昨今、ローカル線をとりまく状況は厳しさを増している。鉄道が生き残るのには、何よりも利用者を増やさなければならない。利用者を増やすための施策はさまざまだが、蒸気機関車(SL)をはじめとする観光列車の運行に活路を見出そうとする鉄道会社は少なくない。
訴求力・集客力の低下と費用問題
SLは1960年代まで全国各地で走っていた。日本国有鉄道(国鉄)が動力の近代化に取り組んだことにより、地方で走っていたSLはディーゼル車やディーゼル機関車、都市圏では電車や電気機関車へと置き換えられていった。
黎明期から日本の鉄道を支えてきたSLは、国鉄の動力近代化によって次々と姿を消す。その過程で起こったのが、1970年代のSLブームだった。

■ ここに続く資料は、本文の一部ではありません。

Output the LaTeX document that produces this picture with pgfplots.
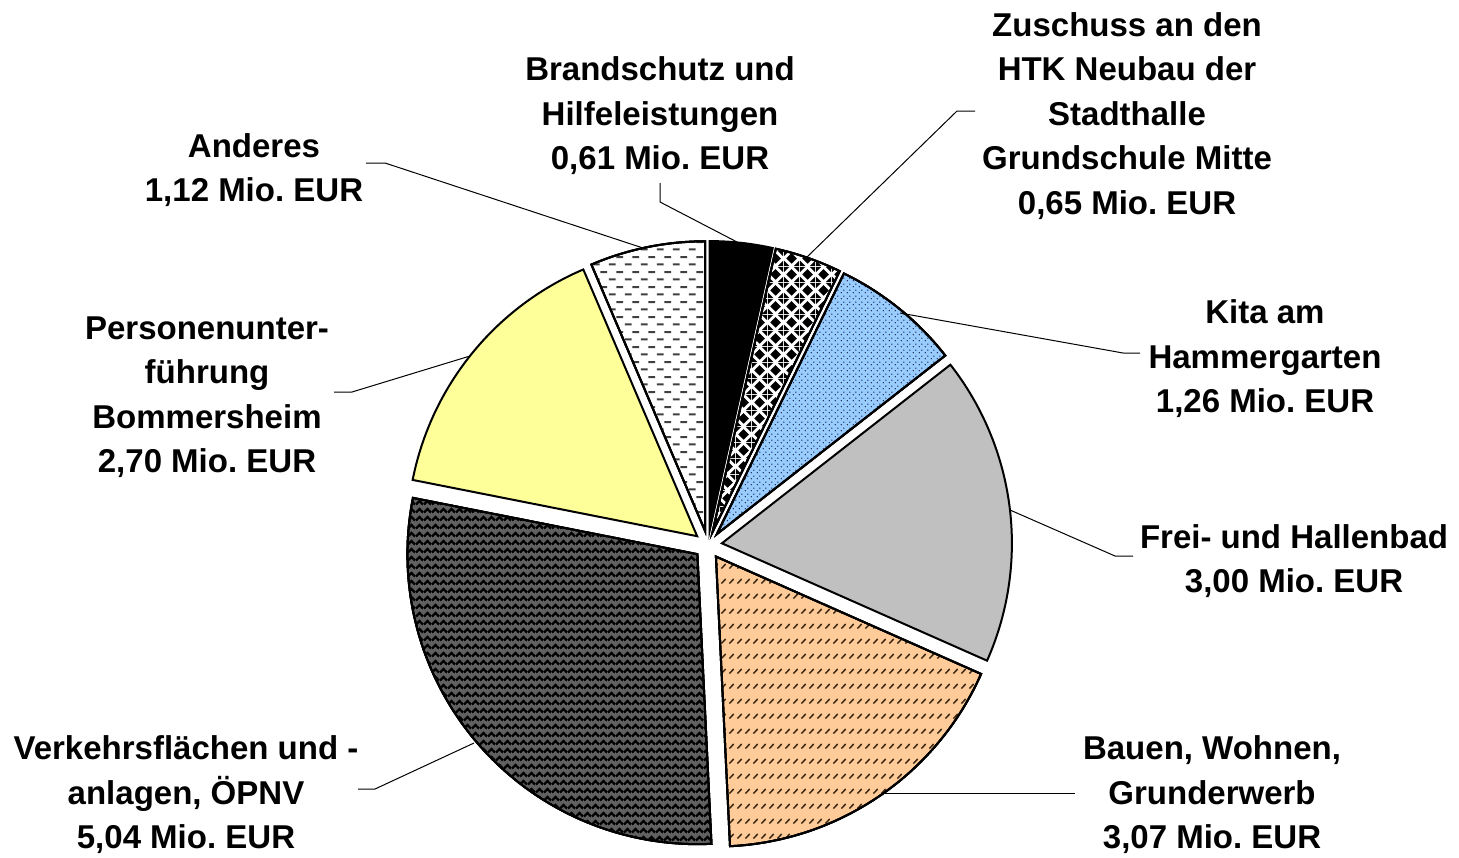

1970年代のSLブームを体験した世代は、いまや50代から70代になっている。こうした世代にSL人気は支えられてきたが、静岡県の大井川鉄道をはじめJR西日本の山口線、JR東日本の磐越西線などでSLは定期的に運行され、さらに2017年には東武鉄道がSL大樹の運行を開始。これら各地でSL運行が続けられていることにより、ちびっ子からも絶大な人気を誇り、世代を問わず人気コンテンツとして認識されるようになっている。